→ EXERCISE: Starting with the first line below, extract each line through the one that contains "1.06, 1.03, 1.01]", inclusive, excluding pictures.

★ ★ ★ ★ ★

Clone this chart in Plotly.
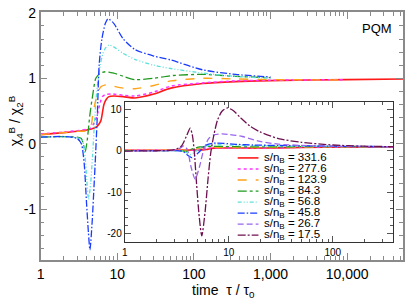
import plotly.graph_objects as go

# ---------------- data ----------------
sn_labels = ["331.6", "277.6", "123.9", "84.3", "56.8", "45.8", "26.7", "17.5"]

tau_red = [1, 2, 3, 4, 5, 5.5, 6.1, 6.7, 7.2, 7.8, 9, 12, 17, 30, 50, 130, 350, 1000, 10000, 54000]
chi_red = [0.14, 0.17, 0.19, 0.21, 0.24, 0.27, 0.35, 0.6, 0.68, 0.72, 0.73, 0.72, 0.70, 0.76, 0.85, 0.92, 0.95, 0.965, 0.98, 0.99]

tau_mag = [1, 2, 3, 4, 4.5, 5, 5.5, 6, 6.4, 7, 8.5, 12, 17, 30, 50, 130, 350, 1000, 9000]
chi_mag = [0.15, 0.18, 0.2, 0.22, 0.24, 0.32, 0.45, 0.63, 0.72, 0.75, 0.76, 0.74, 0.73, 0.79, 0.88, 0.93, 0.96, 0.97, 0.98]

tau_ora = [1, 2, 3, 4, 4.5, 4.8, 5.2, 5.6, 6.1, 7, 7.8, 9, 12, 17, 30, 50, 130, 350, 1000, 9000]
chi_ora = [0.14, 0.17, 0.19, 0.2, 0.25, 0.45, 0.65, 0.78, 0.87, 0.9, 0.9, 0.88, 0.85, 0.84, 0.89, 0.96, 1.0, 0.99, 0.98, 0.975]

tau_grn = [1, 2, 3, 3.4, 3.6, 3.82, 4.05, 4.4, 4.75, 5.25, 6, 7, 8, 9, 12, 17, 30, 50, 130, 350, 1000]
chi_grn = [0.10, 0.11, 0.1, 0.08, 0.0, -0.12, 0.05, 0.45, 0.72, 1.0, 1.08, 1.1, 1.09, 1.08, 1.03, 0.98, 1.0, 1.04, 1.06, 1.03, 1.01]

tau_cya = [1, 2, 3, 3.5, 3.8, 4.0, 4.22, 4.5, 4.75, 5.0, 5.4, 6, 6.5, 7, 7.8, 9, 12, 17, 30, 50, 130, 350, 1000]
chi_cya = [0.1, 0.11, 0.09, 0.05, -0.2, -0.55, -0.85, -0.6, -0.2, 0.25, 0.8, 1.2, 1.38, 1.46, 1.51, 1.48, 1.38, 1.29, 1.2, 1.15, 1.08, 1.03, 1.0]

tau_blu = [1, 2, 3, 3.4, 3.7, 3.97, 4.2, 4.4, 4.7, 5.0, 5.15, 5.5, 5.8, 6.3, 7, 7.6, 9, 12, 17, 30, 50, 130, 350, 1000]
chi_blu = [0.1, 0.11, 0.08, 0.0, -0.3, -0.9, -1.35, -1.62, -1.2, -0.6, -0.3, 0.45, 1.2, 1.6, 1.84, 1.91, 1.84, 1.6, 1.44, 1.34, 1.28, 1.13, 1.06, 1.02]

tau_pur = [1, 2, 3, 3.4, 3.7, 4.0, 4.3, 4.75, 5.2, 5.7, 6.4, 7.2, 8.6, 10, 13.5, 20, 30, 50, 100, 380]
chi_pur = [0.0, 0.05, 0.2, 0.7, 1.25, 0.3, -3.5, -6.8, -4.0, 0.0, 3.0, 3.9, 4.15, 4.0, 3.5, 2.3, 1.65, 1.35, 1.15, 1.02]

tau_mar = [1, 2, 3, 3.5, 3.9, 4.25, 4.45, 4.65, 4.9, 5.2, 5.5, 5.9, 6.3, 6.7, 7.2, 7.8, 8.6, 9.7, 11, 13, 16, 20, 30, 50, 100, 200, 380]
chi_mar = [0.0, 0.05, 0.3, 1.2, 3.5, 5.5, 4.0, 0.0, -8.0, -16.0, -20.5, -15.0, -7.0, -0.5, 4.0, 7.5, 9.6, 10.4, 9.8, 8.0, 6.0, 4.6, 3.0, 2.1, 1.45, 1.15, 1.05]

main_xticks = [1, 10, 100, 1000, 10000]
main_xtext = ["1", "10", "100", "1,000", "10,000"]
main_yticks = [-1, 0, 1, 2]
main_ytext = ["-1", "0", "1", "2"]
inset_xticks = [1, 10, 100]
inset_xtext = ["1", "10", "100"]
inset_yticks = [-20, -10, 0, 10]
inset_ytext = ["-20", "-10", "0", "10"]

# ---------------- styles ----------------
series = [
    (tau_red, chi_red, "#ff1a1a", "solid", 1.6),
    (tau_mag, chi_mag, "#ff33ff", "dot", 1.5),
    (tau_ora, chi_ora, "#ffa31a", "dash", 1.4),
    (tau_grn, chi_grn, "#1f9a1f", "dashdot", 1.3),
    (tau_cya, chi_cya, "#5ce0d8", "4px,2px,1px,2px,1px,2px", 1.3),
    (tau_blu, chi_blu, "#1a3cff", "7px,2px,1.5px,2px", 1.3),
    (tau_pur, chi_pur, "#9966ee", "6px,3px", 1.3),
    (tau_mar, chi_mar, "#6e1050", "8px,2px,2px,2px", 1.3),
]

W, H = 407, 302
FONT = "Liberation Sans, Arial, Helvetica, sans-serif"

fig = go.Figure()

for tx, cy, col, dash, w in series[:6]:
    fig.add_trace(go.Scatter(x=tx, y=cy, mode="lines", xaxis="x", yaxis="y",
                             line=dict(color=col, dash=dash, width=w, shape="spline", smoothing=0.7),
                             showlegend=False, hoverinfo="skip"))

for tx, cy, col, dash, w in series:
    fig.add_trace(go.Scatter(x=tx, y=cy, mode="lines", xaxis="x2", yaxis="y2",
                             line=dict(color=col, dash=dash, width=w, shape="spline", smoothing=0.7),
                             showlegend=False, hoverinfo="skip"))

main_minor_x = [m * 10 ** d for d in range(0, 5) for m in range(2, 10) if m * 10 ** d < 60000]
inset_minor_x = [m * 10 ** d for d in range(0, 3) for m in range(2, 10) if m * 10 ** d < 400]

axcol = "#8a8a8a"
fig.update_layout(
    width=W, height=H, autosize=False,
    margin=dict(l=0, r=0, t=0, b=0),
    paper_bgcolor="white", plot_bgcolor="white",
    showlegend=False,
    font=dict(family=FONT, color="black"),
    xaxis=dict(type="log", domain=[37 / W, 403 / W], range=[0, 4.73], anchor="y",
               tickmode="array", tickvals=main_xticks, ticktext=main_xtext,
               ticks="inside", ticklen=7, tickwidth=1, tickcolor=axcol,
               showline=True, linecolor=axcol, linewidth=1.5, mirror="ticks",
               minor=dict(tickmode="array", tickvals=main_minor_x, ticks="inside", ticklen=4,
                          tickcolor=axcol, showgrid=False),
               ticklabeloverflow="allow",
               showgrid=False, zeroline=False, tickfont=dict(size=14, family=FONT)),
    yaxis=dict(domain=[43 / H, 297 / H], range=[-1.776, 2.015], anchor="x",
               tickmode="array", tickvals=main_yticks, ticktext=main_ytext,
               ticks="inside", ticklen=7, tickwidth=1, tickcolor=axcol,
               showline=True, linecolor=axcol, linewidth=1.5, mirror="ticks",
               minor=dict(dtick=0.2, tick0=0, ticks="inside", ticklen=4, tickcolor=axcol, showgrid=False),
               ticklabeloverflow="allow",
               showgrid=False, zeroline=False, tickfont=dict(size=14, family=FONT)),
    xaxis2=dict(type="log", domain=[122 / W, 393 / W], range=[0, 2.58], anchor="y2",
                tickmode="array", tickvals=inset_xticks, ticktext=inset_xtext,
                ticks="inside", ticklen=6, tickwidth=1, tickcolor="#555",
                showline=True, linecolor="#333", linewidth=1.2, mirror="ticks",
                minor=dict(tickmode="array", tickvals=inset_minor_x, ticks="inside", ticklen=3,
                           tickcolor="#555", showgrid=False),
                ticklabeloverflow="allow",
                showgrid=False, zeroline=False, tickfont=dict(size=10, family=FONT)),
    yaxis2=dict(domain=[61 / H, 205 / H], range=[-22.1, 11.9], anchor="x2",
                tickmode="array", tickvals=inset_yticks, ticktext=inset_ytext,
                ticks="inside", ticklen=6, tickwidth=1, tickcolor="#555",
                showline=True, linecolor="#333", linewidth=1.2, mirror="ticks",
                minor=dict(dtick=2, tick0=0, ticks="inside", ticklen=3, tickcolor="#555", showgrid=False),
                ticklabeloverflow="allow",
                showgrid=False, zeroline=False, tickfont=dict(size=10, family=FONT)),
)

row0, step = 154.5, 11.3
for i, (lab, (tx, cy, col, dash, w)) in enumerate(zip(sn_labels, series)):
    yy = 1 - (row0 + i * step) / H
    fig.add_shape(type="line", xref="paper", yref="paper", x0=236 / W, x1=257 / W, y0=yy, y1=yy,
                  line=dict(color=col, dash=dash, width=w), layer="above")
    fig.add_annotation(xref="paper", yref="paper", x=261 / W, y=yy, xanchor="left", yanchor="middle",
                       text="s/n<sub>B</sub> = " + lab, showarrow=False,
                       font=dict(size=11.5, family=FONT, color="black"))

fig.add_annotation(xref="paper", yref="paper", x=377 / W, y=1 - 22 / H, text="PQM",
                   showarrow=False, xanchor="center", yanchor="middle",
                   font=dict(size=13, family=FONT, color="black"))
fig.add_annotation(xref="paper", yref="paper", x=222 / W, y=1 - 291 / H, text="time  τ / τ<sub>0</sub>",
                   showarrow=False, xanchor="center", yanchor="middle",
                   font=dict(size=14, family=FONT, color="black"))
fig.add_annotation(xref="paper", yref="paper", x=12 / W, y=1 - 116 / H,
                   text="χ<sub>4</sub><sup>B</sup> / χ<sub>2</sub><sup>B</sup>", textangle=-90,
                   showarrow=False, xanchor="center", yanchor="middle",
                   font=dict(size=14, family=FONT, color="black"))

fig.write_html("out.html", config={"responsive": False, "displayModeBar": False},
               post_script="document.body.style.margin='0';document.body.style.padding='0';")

★ ★ ★ ★ ★

→ EXERCISE RESULT:
Clone this chart in Plotly.
import plotly.graph_objects as go

# ---------------- data ----------------
sn_labels = ["331.6", "277.6", "123.9", "84.3", "56.8", "45.8", "26.7", "17.5"]

tau_red = [1, 2, 3, 4, 5, 5.5, 6.1, 6.7, 7.2, 7.8, 9, 12, 17, 30, 50, 130, 350, 1000, 10000, 54000]
chi_red = [0.14, 0.17, 0.19, 0.21, 0.24, 0.27, 0.35, 0.6, 0.68, 0.72, 0.73, 0.72, 0.70, 0.76, 0.85, 0.92, 0.95, 0.965, 0.98, 0.99]

tau_mag = [1, 2, 3, 4, 4.5, 5, 5.5, 6, 6.4, 7, 8.5, 12, 17, 30, 50, 130, 350, 1000, 9000]
chi_mag = [0.15, 0.18, 0.2, 0.22, 0.24, 0.32, 0.45, 0.63, 0.72, 0.75, 0.76, 0.74, 0.73, 0.79, 0.88, 0.93, 0.96, 0.97, 0.98]

tau_ora = [1, 2, 3, 4, 4.5, 4.8, 5.2, 5.6, 6.1, 7, 7.8, 9, 12, 17, 30, 50, 130, 350, 1000, 9000]
chi_ora = [0.14, 0.17, 0.19, 0.2, 0.25, 0.45, 0.65, 0.78, 0.87, 0.9, 0.9, 0.88, 0.85, 0.84, 0.89, 0.96, 1.0, 0.99, 0.98, 0.975]

tau_grn = [1, 2, 3, 3.4, 3.6, 3.82, 4.05, 4.4, 4.75, 5.25, 6, 7, 8, 9, 12, 17, 30, 50, 130, 350, 1000]
chi_grn = [0.10, 0.11, 0.1, 0.08, 0.0, -0.12, 0.05, 0.45, 0.72, 1.0, 1.08, 1.1, 1.09, 1.08, 1.03, 0.98, 1.0, 1.04, 1.06, 1.03, 1.01]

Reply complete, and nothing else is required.